Abigail King
The Silence of the Fourth Syllable
Updated: Sep 17, 2020
Since the pandemic, to avoid causing extra mouth opening for my students, I haven't been chanting Om in our group practice. I miss it. Since my very first yoga experience, long ago, I have been captivated, humbled and elevated by the mystery and beauty of voices vibrating together over the journey of the mantra.
Recently I drove to a park I'd never been to for a hike through the woods near the lake. As a human I had it to myself, though the deer were all around, a subtle presence in the afternoon heat. Majestic waterbirds punctuated the muddy shore.
It was hot and muggy and I was feeling fuzzy-headed and a little out of sorts, despite my relief at finding solitude. After breathing deeply, centering myself, I put out a long, deep, four-syllable OM. A-U-M-silence.

In that silence, transformation. As if a wainscot of moths had fluttered off my forehead, I felt clarity. The air around me sharpened, the forest sounds grew crisper. My footfalls were less trudging, more gallant.
Imagine the sound of OM like the ripples of a pebble landing in water.

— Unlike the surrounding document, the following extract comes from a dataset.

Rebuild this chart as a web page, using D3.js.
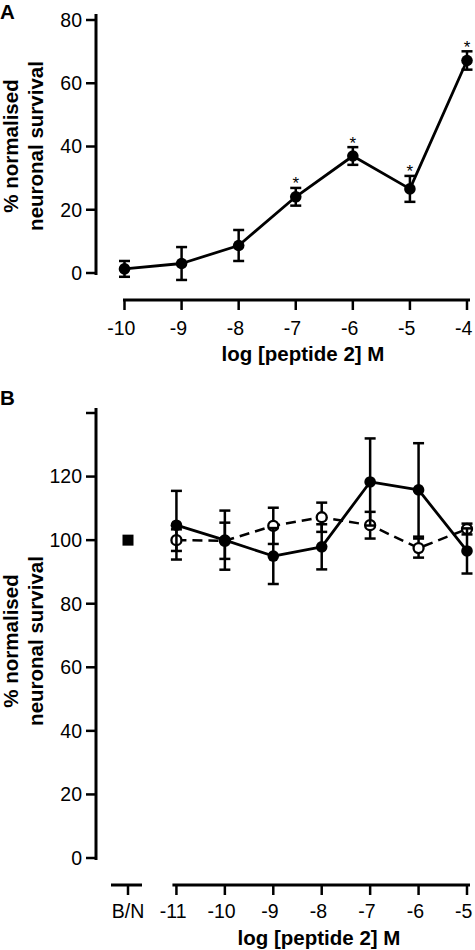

Sometimes the water was still before the event of the pebble, sometimes not; always there are ripples; always the ripples come to an end. Is the silence at the end of OM the subtlest of the final ripples, or the space just after the ripples have completely run their course? If there is an effect after the motion has ended, has the course truly been run, or is the stillness part of the event?